Health Secretary Matt Hancock has urged the devolved nations to persist with a “UK-wide approach” to coronavirus after the Scottish Government published its own, detailed lockdown exit plan.
Mr Hancock said a united UK approach was the “best way to go” in beating the outbreak, as he revealed all essential workers in England would be able to book coronavirus tests online from Friday.
At the daily Downing Street briefing, Mr Hancock said the move was “part of getting Britain back on her feet”.
He added that the whole process would be free for those being tested.
The pledge came as it was announced that the number of people who had died in UK hospitals after contracting coronavirus had risen by 616, bringing the total to 18,738.
Despite daily deaths continuing to be in the high hundreds, ministers said that the UK was this week reaching the peak of the outbreak.
UK chief scientific adviser Sir Patrick Vallance, who appeared alongside Mr Hancock, said he expected the plateauing of the death figures to “continue for another couple of weeks, and we will then see a faster decline thereafter”.
Mr Hancock, addressing questions over the length of the lockdown, said the adoption of “test, track and trace” could enable the “heavier” social-distancing measures to be eased.
“Test, track and trace, done effectively, can help to suppress the transmission in a way that allows you then to have lesser rules,” he said.
“Critically, test, track and trace works more effectively when the rate of new cases is lower.
“So, the lower the rate of new cases, the more effectively you can keep it down using test, track and trace rather than having to use heavier social-distancing measures.”
Mr Hancock confirmed 18,000 people would be hired to contact anyone suspected of having coronavirus and then trace their contacts in a bid to slow down the spread of the illness.
He said: “We need to be really kick-starting contact tracing as the new number of cases begins to fall.
“We’re preparing for this now by hiring an initial 18,000 people, including over 3,000 clinicians and public health specialists.
“We’ll be training up the massed ranks of our contact tracers over the coming weeks and roll out the service. This test, track and trace will be vital to stop a second peak of the virus.”
Mr Hancock resisted demands to give more transparency about the UK Government’s lockdown exit plan, however.
I understand the thirst for knowledge. But the message remains the same – that people need to stay at home to protect the NHS and save lives.”

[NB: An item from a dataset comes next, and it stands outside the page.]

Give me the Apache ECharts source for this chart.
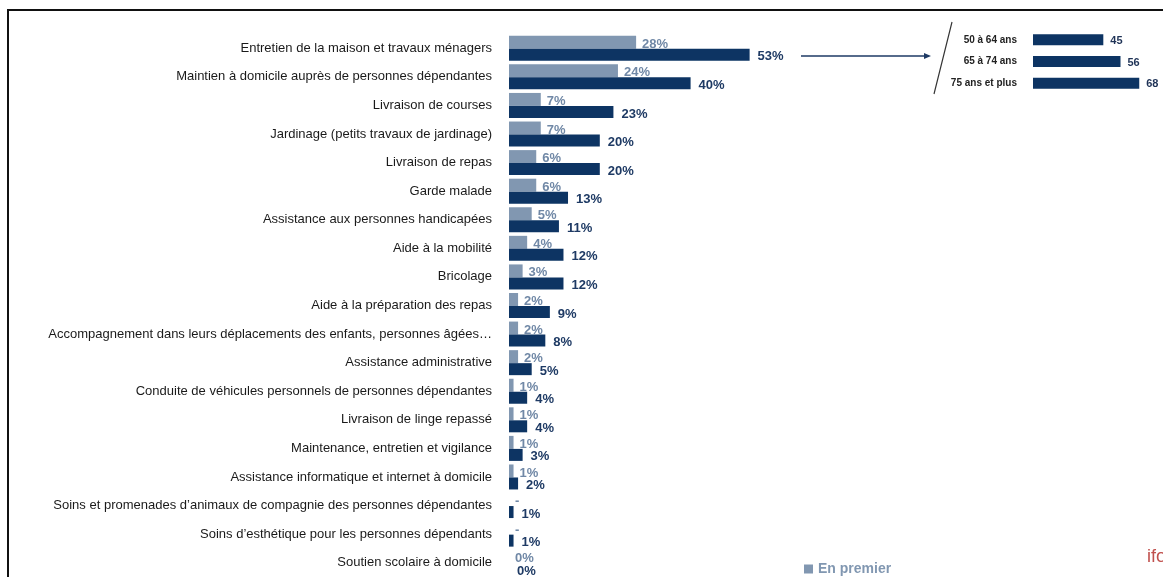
<!DOCTYPE html>
<html>
<head>
<meta charset="utf-8">
<script src="https://cdn.jsdelivr.net/npm/echarts@6/dist/echarts.min.js"></script>
<style>
  html, body { margin: 0; padding: 0; background: #fff; }
  #main { width: 1163px; height: 577px; }
</style>
</head>
<body>
<div id="main"></div>
<script>
// services
const categories = [
  'Entretien de la maison et travaux ménagers',
  'Maintien à domicile auprès de personnes dépendantes',
  'Livraison de courses',
  'Jardinage (petits travaux de jardinage)',
  'Livraison de repas',
  'Garde malade',
  'Assistance aux personnes handicapées',
  'Aide à la mobilité',
  'Bricolage',
  'Aide à la préparation des repas',
  'Accompagnement dans leurs déplacements des enfants, personnes âgées…',
  'Assistance administrative',
  'Conduite de véhicules personnels de personnes dépendantes',
  'Livraison de linge repassé',
  'Maintenance, entretien et vigilance',
  'Assistance informatique et internet à domicile',
  'Soins et promenades d\u2019animaux de compagnie des personnes dépendantes',
  'Soins d\u2019esthétique pour les personnes dépendants',
  'Soutien scolaire à domicile'
];
// "En premier" ('-' = not cited)
const premierValues = [28, 24, 7, 7, 6, 6, 5, 4, 3, 2, 2, 2, 1, 1, 1, 1, '-', '-', 0];
// total
const totalValues = [53, 40, 23, 20, 20, 13, 11, 12, 12, 9, 8, 5, 4, 4, 3, 2, 1, 1, 0];

// detail by age for the first item
const ageGroups = ['50 à 64 ans', '65 à 74 ans', '75 ans et plus'];
const ageValues = [45, 56, 68];

const LIGHT = '#8197b1';
const DARK = '#0d3463';

let chartDom = document.getElementById('main');
let myChart = echarts.init(chartDom);

let option = {
  animation: false,
  textStyle: { fontFamily: 'Liberation Sans' },
  legend: {
    data: ['En premier'],
    left: 799,
    top: 557,
    itemWidth: 9,
    itemHeight: 9,
    itemGap: 6,
    icon: 'rect',
    textStyle: { color: LIGHT, fontWeight: 'bold', fontSize: 14 }
  },
  grid: [
    { left: 509, top: 34, width: 454, height: 545 },
    { left: 1033, top: 29, width: 125, height: 65 }
  ],
  xAxis: [
    { gridIndex: 0, type: 'value', min: 0, max: 100, show: false },
    { gridIndex: 1, type: 'value', min: 0, max: 80, show: false }
  ],
  yAxis: [
    {
      gridIndex: 0,
      type: 'category',
      data: categories,
      inverse: true,
      axisLine: { show: false },
      axisTick: { show: false },
      axisLabel: { margin: 17, fontSize: 13, color: '#1a1a1a' }
    },
    {
      gridIndex: 1,
      type: 'category',
      data: ageGroups,
      inverse: true,
      axisLine: { show: false },
      axisTick: { show: false },
      axisLabel: { margin: 16, fontSize: 10, color: '#222', fontWeight: 'bold' }
    }
  ],
  series: [
    {
      name: 'En premier',
      type: 'bar',
      xAxisIndex: 0,
      yAxisIndex: 0,
      barWidth: 13,
      barGap: '0%',
      itemStyle: { color: LIGHT },
      data: premierValues.map(v => (v === '-' ? 0 : v)),
      label: {
        show: true,
        position: 'right',
        distance: 6,
        offset: [0, 2],
        fontSize: 13,
        fontWeight: 'bold',
        color: '#7088a6',
        formatter: p => (premierValues[p.dataIndex] === '-' ? '-' : premierValues[p.dataIndex] + '%')
      }
    },
    {
      name: 'Au total',
      type: 'bar',
      xAxisIndex: 0,
      yAxisIndex: 0,
      barWidth: 12,
      barGap: '0%',
      itemStyle: { color: DARK },
      data: totalValues,
      label: {
        show: true,
        position: 'right',
        distance: 8,
        offset: [0, 2],
        fontSize: 13,
        fontWeight: 'bold',
        color: '#1e3a64',
        formatter: '{c}%'
      }
    },
    {
      name: 'Âge',
      type: 'bar',
      xAxisIndex: 1,
      yAxisIndex: 1,
      barWidth: 11,
      itemStyle: { color: DARK },
      data: ageValues,
      label: {
        show: true,
        position: 'right',
        distance: 7,
        offset: [0, 1],
        fontSize: 11,
        fontWeight: 'bold',
        color: '#1e3256'
      }
    }
  ],
  graphic: [
    {
      type: 'rect',
      shape: { x: 8, y: 10, width: 1300, height: 700 },
      style: { fill: null, stroke: '#111', lineWidth: 2 },
      silent: true
    },
    {
      type: 'line',
      shape: { x1: 801, y1: 56, x2: 926, y2: 56 },
      style: { stroke: '#1e3a64', lineWidth: 1.5 }
    },
    {
      type: 'polygon',
      shape: { points: [[931, 56], [924, 53], [924, 59]] },
      style: { fill: '#1e3a64' }
    },
    {
      type: 'line',
      shape: { x1: 952, y1: 22, x2: 934, y2: 94 },
      style: { stroke: '#333', lineWidth: 1.2 }
    },
    {
      type: 'text',
      x: 1147,
      y: 548,
      style: { text: 'ifo', fill: '#c0504d', fontSize: 18, fontFamily: 'Liberation Sans' }
    }
  ]
};
myChart.setOption(option);
</script>
</body>
</html>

Asked why London was not following Edinburgh’s lead in publishing more detailed plans, Mr Hancock said: “We’ve set out the five tests that are needed for us to make changes to the lockdown measures and the Scottish Government’s proposals are based on those tests.
“I think that having the four nations of the UK work together on this has been important thus far, not just on social distancing but also, for instance, on testing.”
He added: “The country has essentially moved together and you can see that in the flattening of the curve which has happened in all regions and nations of the UK. I think that the UK-wide approach is the best way to go.
“I understand the thirst for knowledge. But the message remains the same – that people need to stay at home to protect the NHS and save lives.”
Meanwhile, Downing Street insisted the target of carrying out 100,000 tests a day by April 30 remained in place, despite just 22,800 people being tested across the UK in the last 24 hours.
That followed comments by John Newton, the government official in charge of ramping up the number taking place, who appeared to dilute it when he said: “We have exponentially increased our testing capacity and we are on target to have capacity for 100,000 tests a day.”